In this post, I expressed concerns about our effort in Afghanistan, asking 1) can we “win” in the sense of leaving behind a reasonably modern and successful state, and 2) how much strategic significance does Afghanistan have? I wondered whether our best alternative is a less ambitious strategy that would rely on air power and a limited ground force to prevent the terrorists from running open training camps, etc.
I also quoted Pete Hegseth of Vets For Freedom who urged stepping up the Afghanistan effort. Today Pete sent this email in response to my post:

Just saw (yeah, I’m a bit behind) your post on Afghanistan where you quoted my email.
Between you and me, I wanted to mention that I share similar questions/concerns about the mission in Afghanistan. I’ve been careful not to use the word “victory” there, because that end-state is going to look a great deal different, and be much more difficult, than what we have achieved in Iraq. We choose to use the words “important mission” and “success.”
So, to quote you, I also ask the question – “is it really true that ‘winning’ in Afghanistan is as important, strategically, as winning in Iraq? Or in Iran?” No, it’s not. Iraq was far more strategically significant. However, an Afghanistan/Pakistan that we cede to radical Islamists will come back to bite us in the ass. We can’t allow that, and that makes it strategically significant. I also agree with Nate Fick’s assessment that the public relations setback would be very harmful (Iraq would have been even more harmful).
And if we do talk about winning, it needs to surround denying terrorists haven and training Afghan security forces who can control the ground. Building (not even re-building) is something that will take decades/centuries, and may never take hold. We could do that in Iraq (literate, modernized, educated, urban) but Afghanistan is different. We need to control the ground (and stay) with sufficient forces (COIN), kill bad guys, train our replacements (Afghan army/police) and do the small-scale projects necessary to convince the population to side with us/Afghan government, and not the Taliban/AQ.

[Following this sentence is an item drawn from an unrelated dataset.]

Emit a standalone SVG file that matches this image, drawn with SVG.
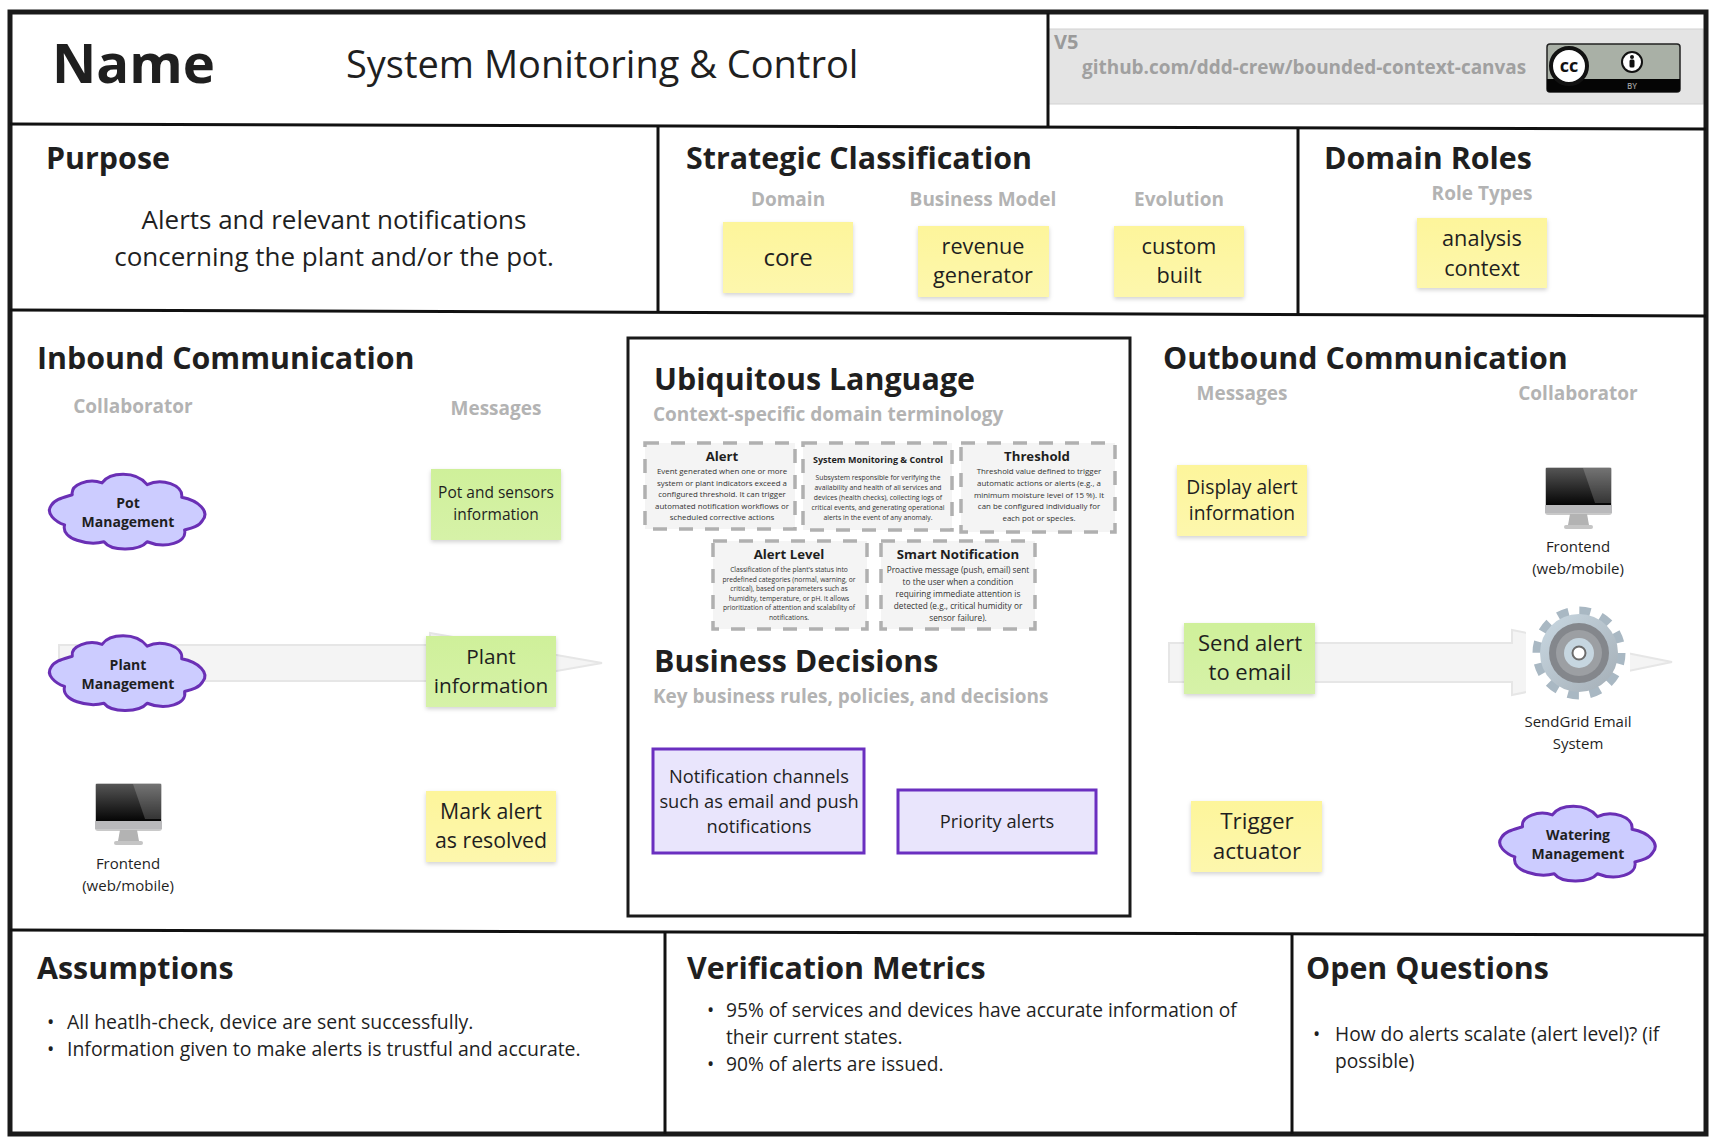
<svg xmlns="http://www.w3.org/2000/svg" xmlns:xlink="http://www.w3.org/1999/xlink" width="1718" height="1144" viewBox="0 0 1718 1144">
<style>
text{font-family:"Open Sans","Noto Sans","Liberation Sans",sans-serif;fill:#1f1f1f}
.h{font-size:30.400px;font-weight:700}
.g{font-size:19px;font-weight:700;fill:#b3b3b3}
.m{text-anchor:middle}
.s{filter:url(#sh)}
.y{fill:url(#yel)}
.gn{fill:url(#grn)}
.l{stroke:#111;stroke-width:3;fill:none}
.ar{fill:#f4f4f4;stroke:#e6e6e6;stroke-width:2}
.cl{font-size:14px;font-weight:700;text-anchor:middle}
.lb{font-size:15px;text-anchor:middle}
.card{fill:#f4f4f4;stroke:#b0b0b0;stroke-width:3.5;stroke-dasharray:14 12}
.ct{font-size:13.200px;font-weight:700;text-anchor:middle}
.b8{font-size:7.900px;text-anchor:middle;fill:#333}
.bd{fill:#e9e5fc;stroke:#6a2fc0;stroke-width:3}
.b{font-size:19.200px}
.ba{font-size:19.450px}
.dt{font-size:18.300px}
.st{font-size:21.700px}
</style>
<defs>
<linearGradient id="yel" x1="0" y1="0" x2="0" y2="1"><stop offset="0" stop-color="#fdf59b"/><stop offset="1" stop-color="#fdf7ad"/></linearGradient>
<linearGradient id="grn" x1="0" y1="0" x2="0" y2="1"><stop offset="0" stop-color="#cff09a"/><stop offset="1" stop-color="#d6f2a8"/></linearGradient>
<linearGradient id="scr" x1="0" y1="0" x2="0" y2="1"><stop offset="0" stop-color="#555"/><stop offset="1" stop-color="#050505"/></linearGradient>
<linearGradient id="gb" x1="0" y1="0" x2="1" y2="1"><stop offset="0" stop-color="#c9d8e2"/><stop offset="1" stop-color="#a4aeb6"/></linearGradient>
<filter id="sh" x="-10%" y="-10%" width="120%" height="125%"><feDropShadow dx="0" dy="2" stdDeviation="2" flood-color="#000" flood-opacity=".18"/></filter>
<path id="cloud" d="M-64,-20 C-66,-32 -47,-40 -33,-34 C-25,-47 2,-49 14,-32 C29,-40 52,-32 50,-17 C68,-13 79,0 72,10 C68,18 60,20 53,22 C56,37 33,45 14,36 C6,47 -23,48 -31,36 C-47,41 -76,33 -72,16 C-82,12 -92,2 -86,-7 C-82,-15 -72,-17 -64,-20 Z" fill="#ccccff" stroke="#6a2fb5" stroke-width="3" stroke-linejoin="round" vector-effect="non-scaling-stroke"/>
<g id="monitor">
<rect x="0" y="0" width="67" height="48" rx="3" fill="#c9c9c9"/>
<rect x="1" y="1" width="65" height="37" fill="url(#scr)"/>
<path d="M38,1 L66,1 L66,36 L50,36 Z" fill="#fff" opacity=".18"/>
<rect x="0" y="38" width="67" height="8" fill="#b9b9bb"/>
<path d="M25,47 H42 L44,58 H23 Z" fill="#b3b3b3"/>
<rect x="19" y="58" width="29" height="4" rx="2" fill="#c5c5c5"/>
</g>
</defs>
<rect width="1718" height="1144" fill="#fff"/>

<g id="connectors">
<path class="ar" d="M59,645 H430 V633 L602,663 L430,693 V681 H59 Z"/>
<path class="ar" d="M1169,643 H1512 V630 L1672,662 L1512,695 V682 H1169 Z"/>
</g>

<g id="frame">
<rect x="1048" y="29" width="655" height="75" fill="#e4e4e4" stroke="#d2d2d2"/>
<rect x="10" y="12" width="1696" height="1122" fill="none" stroke="#1a1a1a" stroke-width="5"/>
<line class="l" x1="1048" y1="13" x2="1048" y2="127"/>
<line class="l" x1="10" y1="124" x2="1706" y2="129"/>
<line class="l" x1="658" y1="126" x2="658" y2="312"/>
<line class="l" x1="1298" y1="128" x2="1298" y2="315"/>
<line class="l" x1="10" y1="310" x2="1706" y2="316"/>
<line class="l" x1="10" y1="930" x2="1706" y2="935"/>
<line class="l" x1="665" y1="932" x2="665" y2="1134"/>
<line class="l" x1="1292" y1="934" x2="1292" y2="1134"/>
</g>

<g id="header">
<text x="52" y="83" style="font-size:54.500px;font-weight:700">Name</text>
<text x="346" y="78" style="font-size:38px">System Monitoring &amp; Control</text>
<text x="1054" y="49" style="font-size:20px;font-weight:700;fill:#9a9a9a">V5</text>
<text x="1082" y="74" style="font-size:18.950px;font-weight:700;fill:#a0a0a0">github.com/ddd-crew/bounded-context-canvas</text>
<g id="badge">
<rect x="1547" y="44" width="133" height="48" rx="3" fill="#a9b0a6" stroke="#222" stroke-width="1.500"/>
<path d="M1547,79 H1680 V89 Q1680,92 1677,92 H1550 Q1547,92 1547,89 Z" fill="#050505"/>
<circle cx="1569" cy="66" r="18" fill="#fff" stroke="#111" stroke-width="4"/>
<text x="1569" y="72" class="m" style="font-size:18px;font-weight:700;fill:#111">cc</text>
<circle cx="1632" cy="62" r="10" fill="#fff" stroke="#111" stroke-width="2"/>
<circle cx="1632" cy="57" r="2" fill="#111"/>
<rect x="1629.500" y="59.500" width="5" height="8" rx="1.500" fill="#111"/>
<text x="1632" y="89" class="m" style="font-size:8px;font-weight:600;fill:#999">BY</text>
</g>
</g>

<g id="purpose">
<text class="h" x="46" y="169">Purpose</text>
<text class="m" x="334" y="229" style="font-size:26px">Alerts and relevant notifications</text>
<text class="m" x="334" y="266" style="font-size:26px">concerning the plant and/or the pot.</text>
</g>

<g id="strategic-classification">
<text class="h" x="686" y="169">Strategic Classification</text>
<text class="g m" x="788" y="206">Domain</text>
<text class="g m" x="983" y="206">Business Model</text>
<text class="g m" x="1179" y="206">Evolution</text>
</g>
<g id="sticky-core"><rect class="s y" x="723" y="222" width="130" height="71"/><text class="m" x="788" y="266" style="font-size:24px">core</text></g>
<g id="sticky-revenue"><rect class="s y" x="918" y="226" width="131" height="71"/><text class="m st" x="983" y="254">revenue</text><text class="m st" x="983" y="283">generator</text></g>
<g id="sticky-custom"><rect class="s y" x="1114" y="226" width="130" height="71"/><text class="m st" x="1179" y="254">custom</text><text class="m st" x="1179" y="283">built</text></g>

<g id="domain-roles">
<text class="h" x="1324" y="169">Domain Roles</text>
<text class="g m" x="1482" y="200">Role Types</text>
</g>
<g id="sticky-analysis"><rect class="s y" x="1417" y="218" width="130" height="70"/><text class="m st" x="1482" y="246">analysis</text><text class="m st" x="1482" y="276">context</text></g>

<g id="inbound">
<text class="h" x="37" y="369">Inbound Communication</text>
<text class="g m" x="133" y="413">Collaborator</text>
<text class="g m" x="496" y="415">Messages</text>
</g>
<g id="pot-management"><use xlink:href="#cloud" transform="translate(133.700,511.500) scale(.96,.84)"/><text class="cl" x="128" y="508">Pot</text><text class="cl" x="128" y="527">Management</text></g>
<g id="msg-pot-sensors"><rect class="s gn" x="431" y="469" width="130" height="71"/><text class="m" x="496" y="498" style="font-size:15.500px">Pot and sensors</text><text class="m" x="496" y="520" style="font-size:15.500px">information</text></g>
<g id="plant-management"><use xlink:href="#cloud" transform="translate(133.700,673) scale(.96,.84)"/><text class="cl" x="128" y="670">Plant</text><text class="cl" x="128" y="689">Management</text></g>
<g id="msg-plant"><rect class="s gn" x="426" y="636" width="130" height="71"/><text class="m" x="491" y="664" style="font-size:20.800px">Plant</text><text class="m" x="491" y="693" style="font-size:20.800px">information</text></g>
<g id="frontend-in"><use xlink:href="#monitor" x="95" y="783"/><text class="lb" x="128" y="869">Frontend</text><text class="lb" x="128" y="891">(web/mobile)</text></g>
<g id="msg-mark"><rect class="s y" x="426" y="791" width="130" height="71"/><text class="m" x="491" y="819" style="font-size:21.300px">Mark alert</text><text class="m" x="491" y="848" style="font-size:21.300px">as resolved</text></g>

<g id="center-panel">
<rect x="628" y="338" width="502" height="578" fill="#fff" stroke="#1a1a1a" stroke-width="3"/>
<text class="h" x="654" y="390">Ubiquitous Language</text>
<text class="g" x="653" y="421">Context-specific domain terminology</text>
<text class="h" x="654" y="672">Business Decisions</text>
<text class="g" x="653" y="703">Key business rules, policies, and decisions</text>
</g>

<g id="term-alert"><rect class="card" x="645" y="443" width="150" height="86"/>
<text class="ct" x="722" y="461">Alert</text>
<text class="b8" x="722" y="474">Event generated when one or more</text><text class="b8" x="722" y="486">system or plant indicators exceed a</text><text class="b8" x="722" y="497">configured threshold. It can trigger</text><text class="b8" x="722" y="509">automated notification workflows or</text><text class="b8" x="722" y="520">scheduled corrective actions</text></g>
<g id="term-smc"><rect class="card" x="803" y="443" width="149" height="87"/>
<text class="ct" x="878" y="463" style="font-size:9px">System Monitoring &amp; Control</text>
<text class="b8" x="878" y="480" style="font-size:6.800px">Subsystem responsible for verifying the</text><text class="b8" x="878" y="490" style="font-size:6.800px">availability and health of all services and</text><text class="b8" x="878" y="500" style="font-size:6.800px">devices (health checks), collecting logs of</text><text class="b8" x="878" y="510" style="font-size:6.800px">critical events, and generating operational</text><text class="b8" x="878" y="520" style="font-size:6.800px">alerts in the event of any anomaly.</text></g>
<g id="term-threshold"><rect class="card" x="961" y="443" width="154" height="89"/>
<text class="ct" x="1037" y="461">Threshold</text>
<text class="b8" x="1039" y="474">Threshold value defined to trigger</text><text class="b8" x="1039" y="486">automatic actions or alerts (e.g., a</text><text class="b8" x="1039" y="498">minimum moisture level of 15 %). It</text><text class="b8" x="1039" y="509">can be configured individually for</text><text class="b8" x="1039" y="521">each pot or species.</text></g>
<g id="term-alert-level"><rect class="card" x="713" y="541" width="154" height="88"/>
<text class="ct" x="789" y="559">Alert Level</text>
<text class="b8" x="789" y="572" style="font-size:6.700px">Classification of the plant's status into</text><text class="b8" x="789" y="582" style="font-size:6.700px">predefined categories (normal, warning, or</text><text class="b8" x="789" y="591" style="font-size:6.700px">critical), based on parameters such as</text><text class="b8" x="789" y="601" style="font-size:6.700px">humidity, temperature, or pH. It allows</text><text class="b8" x="789" y="610" style="font-size:6.700px">prioritization of attention and scalability of</text><text class="b8" x="789" y="620" style="font-size:6.700px">notifications.</text></g>
<g id="term-smart"><rect class="card" x="881" y="541" width="154" height="88"/>
<text class="ct" x="958" y="559">Smart Notification</text>
<text class="b8" x="958" y="573" style="font-size:8.300px">Proactive message (push, email) sent</text><text class="b8" x="958" y="585" style="font-size:8.300px">to the user when a condition</text><text class="b8" x="958" y="597" style="font-size:8.300px">requiring immediate attention is</text><text class="b8" x="958" y="609" style="font-size:8.300px">detected (e.g., critical humidity or</text><text class="b8" x="958" y="621" style="font-size:8.300px">sensor failure).</text></g>

<g id="decision-channels"><rect class="bd" x="653" y="749" width="211" height="104"/><text class="m dt" x="759" y="783">Notification channels</text><text class="m dt" x="759" y="808">such as email and push</text><text class="m dt" x="759" y="833">notifications</text></g>
<g id="decision-priority"><rect class="bd" x="898" y="790" width="198" height="63"/><text class="m dt" x="997" y="828">Priority alerts</text></g>

<g id="outbound">
<text class="h" x="1163" y="369">Outbound Communication</text>
<text class="g m" x="1242" y="400">Messages</text>
<text class="g m" x="1578" y="400">Collaborator</text>
</g>
<g id="msg-display"><rect class="s y" x="1177" y="465" width="130" height="71"/><text class="m" x="1242" y="494" style="font-size:19.300px">Display alert</text><text class="m" x="1242" y="520" style="font-size:19.300px">information</text></g>
<g id="frontend-out"><use xlink:href="#monitor" x="1545" y="467"/><text class="lb" x="1578" y="552">Frontend</text><text class="lb" x="1578" y="574">(web/mobile)</text></g>
<g id="msg-send"><rect class="s gn" x="1184" y="623" width="131" height="71"/><text class="m" x="1250" y="651" style="font-size:22px">Send alert</text><text class="m" x="1250" y="680" style="font-size:22px">to email</text></g>
<g id="sendgrid">
<rect x="1526" y="607" width="104" height="92" fill="#fff"/>
<circle cx="1579" cy="653" r="41.500" fill="none" stroke="#a9b8c3" stroke-width="10" stroke-dasharray="11 10.730"/>
<circle cx="1579" cy="653" r="39" fill="url(#gb)"/>
<circle cx="1579" cy="653" r="30" fill="#84878c"/>
<circle cx="1579" cy="653" r="23" fill="#9c9fa3"/>
<circle cx="1579" cy="653" r="15" fill="#c6d6e0"/>
<circle cx="1579" cy="653" r="6.500" fill="#fff" stroke="#6b6b6b" stroke-width="2"/>
<text class="lb" x="1578" y="727">SendGrid Email</text><text class="lb" x="1578" y="749">System</text>
</g>
<g id="msg-trigger"><rect class="s y" x="1191" y="801" width="131" height="71"/><text class="m" x="1257" y="829" style="font-size:22.500px">Trigger</text><text class="m" x="1257" y="859" style="font-size:22.500px">actuator</text></g>
<g id="watering-management"><use xlink:href="#cloud" transform="translate(1584,843.500) scale(.96,.84)"/><text class="cl" x="1578" y="840">Watering</text><text class="cl" x="1578" y="859">Management</text></g>

<g id="assumptions">
<text class="h" x="37" y="979">Assumptions</text>
<text class="ba" x="47" y="1029">•</text><text class="ba" x="67" y="1029">All heatlh-check, device are sent successfully.</text>
<text class="ba" x="47" y="1056">•</text><text class="ba" x="67" y="1056">Information given to make alerts is trustful and accurate.</text>
</g>
<g id="verification-metrics">
<text class="h" x="687" y="979">Verification Metrics</text>
<text class="b" x="707" y="1017">•</text><text class="b" x="726" y="1017">95% of services and devices have accurate information of</text>
<text class="b" x="726" y="1044">their current states.</text>
<text class="b" x="707" y="1071">•</text><text class="b" x="726" y="1071">90% of alerts are issued.</text>
</g>
<g id="open-questions">
<text class="h" x="1306" y="979">Open Questions</text>
<text class="b" x="1313" y="1041">•</text><text class="b" x="1335" y="1041">How do alerts scalate (alert level)? (if</text>
<text class="b" x="1335" y="1068">possible)</text>
</g>
</svg>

Like you, the difficulties of the mission don’t lead me to believe we shouldn’t engage in Afghanistan. The enemy there is real and dangerous. But we need to either commit sufficiently (even more troops) or turn it into a counterterrorism mission. It remains to be seen what the Obama administration will do.
I’d rather do the former, but I fear Obama & Co. only have the stomach for the latter.